— Begin —

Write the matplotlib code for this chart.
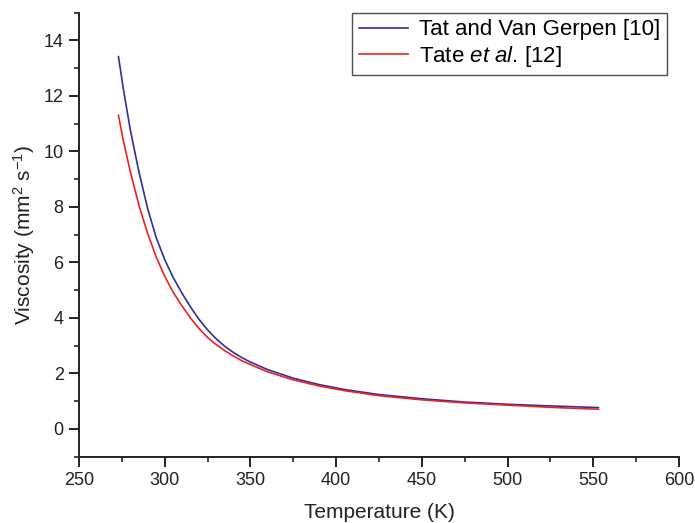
import matplotlib
matplotlib.use('Agg')
import matplotlib.pyplot as plt
from matplotlib.ticker import MultipleLocator

plt.rcParams['font.family'] = ['Liberation Sans', 'DejaVu Sans']
plt.rcParams['mathtext.fontset'] = 'custom'
plt.rcParams['mathtext.rm'] = 'Liberation Sans'
plt.rcParams['mathtext.it'] = 'Liberation Sans:italic'

# temperatures (K)
temperature = [273, 276, 280, 285, 290, 295, 300, 305, 310, 315, 320, 325, 330, 335,
               340, 345, 350, 360, 375, 390, 405, 425, 450, 475, 500, 525, 553]
# Tat and Van Gerpen [10]
visc_tat = [13.42, 12.2, 10.75, 9.25, 7.95, 6.9, 6.1, 5.45, 4.9, 4.4, 3.95, 3.57, 3.25, 2.98,
            2.76, 2.57, 2.41, 2.14, 1.83, 1.60, 1.42, 1.24, 1.09, 0.97, 0.89, 0.83, 0.77]
# Tate et al. [12]
visc_tate = [11.3, 10.35, 9.25, 8.05, 7.05, 6.2, 5.5, 4.92, 4.44, 4.0, 3.62, 3.3, 3.04, 2.82,
             2.63, 2.46, 2.32, 2.06, 1.77, 1.55, 1.38, 1.20, 1.05, 0.94, 0.86, 0.78, 0.71]

fig = plt.figure(figsize=(6.95, 5.23), dpi=100)
ax = fig.add_axes([0.1137, 0.1267, 0.8633, 0.849])

ax.plot(temperature, visc_tat, color='#2e2e9e', lw=1.2, label='Tat and Van Gerpen [10]')
ax.plot(temperature, visc_tate, color='#ee2020', lw=1.2, label='Tate $\\it{et\\ al}$. [12]')

ax.set_xlim(250, 600)
ax.set_ylim(-1, 15)
ax.xaxis.set_major_locator(MultipleLocator(50))
ax.xaxis.set_minor_locator(MultipleLocator(25))
ax.yaxis.set_major_locator(MultipleLocator(2))
ax.yaxis.set_minor_locator(MultipleLocator(1))

for s in ['top', 'right']:
    ax.spines[s].set_visible(False)
for s in ['left', 'bottom']:
    ax.spines[s].set_linewidth(1.4)
    ax.spines[s].set_color('#222222')

ax.tick_params(which='major', direction='out', length=7, width=1.4, colors='#222222',
               labelsize=13, pad=4)
ax.tick_params(which='minor', direction='out', length=3.5, width=1.2, colors='#222222')

ax.set_xlabel('Temperature (K)', fontsize=15, color='#222222', labelpad=10)
ax.set_ylabel('Viscosity (mm$^2$ s$^{-1}$)', fontsize=15, color='#222222', labelpad=5)

leg = ax.legend(loc='upper right', bbox_to_anchor=(0.98, 1.0), fontsize=16,
                frameon=True, fancybox=False, handlelength=2.2, handletextpad=0.5,
                borderpad=0.3, labelspacing=0.15, borderaxespad=0)
leg.get_frame().set_edgecolor('#222222')
leg.get_frame().set_linewidth(1.0)

fig.savefig('out.png', dpi=100)
plt.close(fig)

— End —

• Work required
Return the material word for word. Pictures are not part of the copy.

• Result below
Write the matplotlib code for this chart.
import matplotlib
matplotlib.use('Agg')
import matplotlib.pyplot as plt
from matplotlib.ticker import MultipleLocator

plt.rcParams['font.family'] = ['Liberation Sans', 'DejaVu Sans']
plt.rcParams['mathtext.fontset'] = 'custom'
plt.rcParams['mathtext.rm'] = 'Liberation Sans'
plt.rcParams['mathtext.it'] = 'Liberation Sans:italic'

# temperatures (K)
temperature = [273, 276, 280, 285, 290, 295, 300, 305, 310, 315, 320, 325, 330, 335,
               340, 345, 350, 360, 375, 390, 405, 425, 450, 475, 500, 525, 553]
# Tat and Van Gerpen [10]
visc_tat = [13.42, 12.2, 10.75, 9.25, 7.95, 6.9, 6.1, 5.45, 4.9, 4.4, 3.95, 3.57, 3.25, 2.98,
            2.76, 2.57, 2.41, 2.14, 1.83, 1.60, 1.42, 1.24, 1.09, 0.97, 0.89, 0.83, 0.77]
# Tate et al. [12]
visc_tate = [11.3, 10.35, 9.25, 8.05, 7.05, 6.2, 5.5, 4.92, 4.44, 4.0, 3.62, 3.3, 3.04, 2.82,
             2.63, 2.46, 2.32, 2.06, 1.77, 1.55, 1.38, 1.20, 1.05, 0.94, 0.86, 0.78, 0.71]

fig = plt.figure(figsize=(6.95, 5.23), dpi=100)
ax = fig.add_axes([0.1137, 0.1267, 0.8633, 0.849])

ax.plot(temperature, visc_tat, color='#2e2e9e', lw=1.2, label='Tat and Van Gerpen [10]')
ax.plot(temperature, visc_tate, color='#ee2020', lw=1.2, label='Tate $\\it{et\\ al}$. [12]')

ax.set_xlim(250, 600)
ax.set_ylim(-1, 15)
ax.xaxis.set_major_locator(MultipleLocator(50))
ax.xaxis.set_minor_locator(MultipleLocator(25))
ax.yaxis.set_major_locator(MultipleLocator(2))
ax.yaxis.set_minor_locator(MultipleLocator(1))

for s in ['top', 'right']:
    ax.spines[s].set_visible(False)
for s in ['left', 'bottom']:
    ax.spines[s].set_linewidth(1.4)
    ax.spines[s].set_color('#222222')

ax.tick_params(which='major', direction='out', length=7, width=1.4, colors='#222222',
               labelsize=13, pad=4)
ax.tick_params(which='minor', direction='out', length=3.5, width=1.2, colors='#222222')

ax.set_xlabel('Temperature (K)', fontsize=15, color='#222222', labelpad=10)
ax.set_ylabel('Viscosity (mm$^2$ s$^{-1}$)', fontsize=15, color='#222222', labelpad=5)

leg = ax.legend(loc='upper right', bbox_to_anchor=(0.98, 1.0), fontsize=16,
                frameon=True, fancybox=False, handlelength=2.2, handletextpad=0.5,
                borderpad=0.3, labelspacing=0.15, borderaxespad=0)
leg.get_frame().set_edgecolor('#222222')
leg.get_frame().set_linewidth(1.0)

fig.savefig('out.png', dpi=100)
plt.close(fig)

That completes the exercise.